#### [Set exercise]
Without altering anything, output the material below.

-- START OF Recorded information --

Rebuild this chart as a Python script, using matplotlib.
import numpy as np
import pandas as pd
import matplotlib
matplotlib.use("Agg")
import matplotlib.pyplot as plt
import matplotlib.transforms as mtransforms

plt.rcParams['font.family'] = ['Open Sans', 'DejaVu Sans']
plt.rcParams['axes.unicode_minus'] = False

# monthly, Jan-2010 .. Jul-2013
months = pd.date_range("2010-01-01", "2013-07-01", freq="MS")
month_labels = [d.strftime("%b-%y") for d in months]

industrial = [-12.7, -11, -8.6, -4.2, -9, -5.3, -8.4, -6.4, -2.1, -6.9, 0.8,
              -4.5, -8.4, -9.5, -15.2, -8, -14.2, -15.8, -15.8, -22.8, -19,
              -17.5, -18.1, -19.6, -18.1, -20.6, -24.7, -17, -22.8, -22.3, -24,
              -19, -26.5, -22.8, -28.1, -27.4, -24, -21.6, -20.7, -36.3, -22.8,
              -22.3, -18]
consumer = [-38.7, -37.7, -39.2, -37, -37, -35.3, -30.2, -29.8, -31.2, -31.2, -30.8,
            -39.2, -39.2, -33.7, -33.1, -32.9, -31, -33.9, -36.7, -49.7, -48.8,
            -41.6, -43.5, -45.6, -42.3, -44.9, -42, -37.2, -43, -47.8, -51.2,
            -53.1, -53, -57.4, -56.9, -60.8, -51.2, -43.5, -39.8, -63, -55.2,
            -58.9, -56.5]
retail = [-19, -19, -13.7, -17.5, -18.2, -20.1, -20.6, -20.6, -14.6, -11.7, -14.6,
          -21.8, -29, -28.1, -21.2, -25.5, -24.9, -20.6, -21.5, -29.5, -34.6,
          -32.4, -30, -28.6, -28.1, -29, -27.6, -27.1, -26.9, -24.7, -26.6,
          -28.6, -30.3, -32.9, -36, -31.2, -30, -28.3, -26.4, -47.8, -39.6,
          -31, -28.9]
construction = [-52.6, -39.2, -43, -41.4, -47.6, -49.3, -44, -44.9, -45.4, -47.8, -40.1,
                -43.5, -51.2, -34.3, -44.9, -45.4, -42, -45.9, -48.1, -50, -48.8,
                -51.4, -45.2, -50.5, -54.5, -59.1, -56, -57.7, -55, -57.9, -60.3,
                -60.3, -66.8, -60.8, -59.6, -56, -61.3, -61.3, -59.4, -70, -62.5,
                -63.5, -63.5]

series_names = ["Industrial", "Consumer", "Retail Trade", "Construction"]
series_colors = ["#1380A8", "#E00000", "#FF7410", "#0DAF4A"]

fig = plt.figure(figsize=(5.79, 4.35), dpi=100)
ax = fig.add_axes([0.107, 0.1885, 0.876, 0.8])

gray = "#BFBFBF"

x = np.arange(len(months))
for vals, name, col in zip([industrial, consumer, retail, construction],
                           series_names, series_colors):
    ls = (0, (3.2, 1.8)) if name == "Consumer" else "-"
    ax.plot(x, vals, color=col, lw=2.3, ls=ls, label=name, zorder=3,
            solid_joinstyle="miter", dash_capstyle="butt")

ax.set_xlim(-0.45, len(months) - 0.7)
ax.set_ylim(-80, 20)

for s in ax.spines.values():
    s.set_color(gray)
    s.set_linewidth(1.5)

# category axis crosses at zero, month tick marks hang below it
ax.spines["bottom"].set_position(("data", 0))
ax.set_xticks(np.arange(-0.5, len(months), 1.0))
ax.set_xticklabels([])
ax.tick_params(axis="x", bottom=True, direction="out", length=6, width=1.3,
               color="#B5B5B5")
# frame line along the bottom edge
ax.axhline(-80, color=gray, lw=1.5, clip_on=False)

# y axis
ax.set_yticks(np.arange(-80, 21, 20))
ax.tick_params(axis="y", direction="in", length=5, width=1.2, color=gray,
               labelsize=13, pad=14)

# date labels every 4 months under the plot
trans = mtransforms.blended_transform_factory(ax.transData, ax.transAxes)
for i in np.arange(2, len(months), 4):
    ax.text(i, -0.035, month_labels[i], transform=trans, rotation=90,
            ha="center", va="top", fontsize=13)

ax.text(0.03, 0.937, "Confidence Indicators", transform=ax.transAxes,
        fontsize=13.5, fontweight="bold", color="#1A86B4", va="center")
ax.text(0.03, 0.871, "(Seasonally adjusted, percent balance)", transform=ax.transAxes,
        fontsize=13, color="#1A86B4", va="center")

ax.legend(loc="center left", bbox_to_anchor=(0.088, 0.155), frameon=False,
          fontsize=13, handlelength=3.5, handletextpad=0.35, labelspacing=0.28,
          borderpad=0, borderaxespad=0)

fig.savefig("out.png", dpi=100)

-- END OF Recorded information --

#### [Answer to the exercise]
Rebuild this chart as a Python script, using matplotlib.
import numpy as np
import pandas as pd
import matplotlib
matplotlib.use("Agg")
import matplotlib.pyplot as plt
import matplotlib.transforms as mtransforms

plt.rcParams['font.family'] = ['Open Sans', 'DejaVu Sans']
plt.rcParams['axes.unicode_minus'] = False

# monthly, Jan-2010 .. Jul-2013
months = pd.date_range("2010-01-01", "2013-07-01", freq="MS")
month_labels = [d.strftime("%b-%y") for d in months]

industrial = [-12.7, -11, -8.6, -4.2, -9, -5.3, -8.4, -6.4, -2.1, -6.9, 0.8,
              -4.5, -8.4, -9.5, -15.2, -8, -14.2, -15.8, -15.8, -22.8, -19,
              -17.5, -18.1, -19.6, -18.1, -20.6, -24.7, -17, -22.8, -22.3, -24,
              -19, -26.5, -22.8, -28.1, -27.4, -24, -21.6, -20.7, -36.3, -22.8,
              -22.3, -18]
consumer = [-38.7, -37.7, -39.2, -37, -37, -35.3, -30.2, -29.8, -31.2, -31.2, -30.8,
            -39.2, -39.2, -33.7, -33.1, -32.9, -31, -33.9, -36.7, -49.7, -48.8,
            -41.6, -43.5, -45.6, -42.3, -44.9, -42, -37.2, -43, -47.8, -51.2,
            -53.1, -53, -57.4, -56.9, -60.8, -51.2, -43.5, -39.8, -63, -55.2,
            -58.9, -56.5]
retail = [-19, -19, -13.7, -17.5, -18.2, -20.1, -20.6, -20.6, -14.6, -11.7, -14.6,
          -21.8, -29, -28.1, -21.2, -25.5, -24.9, -20.6, -21.5, -29.5, -34.6,
          -32.4, -30, -28.6, -28.1, -29, -27.6, -27.1, -26.9, -24.7, -26.6,
          -28.6, -30.3, -32.9, -36, -31.2, -30, -28.3, -26.4, -47.8, -39.6,
          -31, -28.9]
construction = [-52.6, -39.2, -43, -41.4, -47.6, -49.3, -44, -44.9, -45.4, -47.8, -40.1,
                -43.5, -51.2, -34.3, -44.9, -45.4, -42, -45.9, -48.1, -50, -48.8,
                -51.4, -45.2, -50.5, -54.5, -59.1, -56, -57.7, -55, -57.9, -60.3,
                -60.3, -66.8, -60.8, -59.6, -56, -61.3, -61.3, -59.4, -70, -62.5,
                -63.5, -63.5]

series_names = ["Industrial", "Consumer", "Retail Trade", "Construction"]
series_colors = ["#1380A8", "#E00000", "#FF7410", "#0DAF4A"]

fig = plt.figure(figsize=(5.79, 4.35), dpi=100)
ax = fig.add_axes([0.107, 0.1885, 0.876, 0.8])

gray = "#BFBFBF"

x = np.arange(len(months))
for vals, name, col in zip([industrial, consumer, retail, construction],
                           series_names, series_colors):
    ls = (0, (3.2, 1.8)) if name == "Consumer" else "-"
    ax.plot(x, vals, color=col, lw=2.3, ls=ls, label=name, zorder=3,
            solid_joinstyle="miter", dash_capstyle="butt")

ax.set_xlim(-0.45, len(months) - 0.7)
ax.set_ylim(-80, 20)

for s in ax.spines.values():
    s.set_color(gray)
    s.set_linewidth(1.5)

# category axis crosses at zero, month tick marks hang below it
ax.spines["bottom"].set_position(("data", 0))
ax.set_xticks(np.arange(-0.5, len(months), 1.0))
ax.set_xticklabels([])
ax.tick_params(axis="x", bottom=True, direction="out", length=6, width=1.3,
               color="#B5B5B5")
# frame line along the bottom edge
ax.axhline(-80, color=gray, lw=1.5, clip_on=False)

# y axis
ax.set_yticks(np.arange(-80, 21, 20))
ax.tick_params(axis="y", direction="in", length=5, width=1.2, color=gray,
               labelsize=13, pad=14)

# date labels every 4 months under the plot
trans = mtransforms.blended_transform_factory(ax.transData, ax.transAxes)
for i in np.arange(2, len(months), 4):
    ax.text(i, -0.035, month_labels[i], transform=trans, rotation=90,
            ha="center", va="top", fontsize=13)

ax.text(0.03, 0.937, "Confidence Indicators", transform=ax.transAxes,
        fontsize=13.5, fontweight="bold", color="#1A86B4", va="center")
ax.text(0.03, 0.871, "(Seasonally adjusted, percent balance)", transform=ax.transAxes,
        fontsize=13, color="#1A86B4", va="center")

ax.legend(loc="center left", bbox_to_anchor=(0.088, 0.155), frameon=False,
          fontsize=13, handlelength=3.5, handletextpad=0.35, labelspacing=0.28,
          borderpad=0, borderaxespad=0)

fig.savefig("out.png", dpi=100)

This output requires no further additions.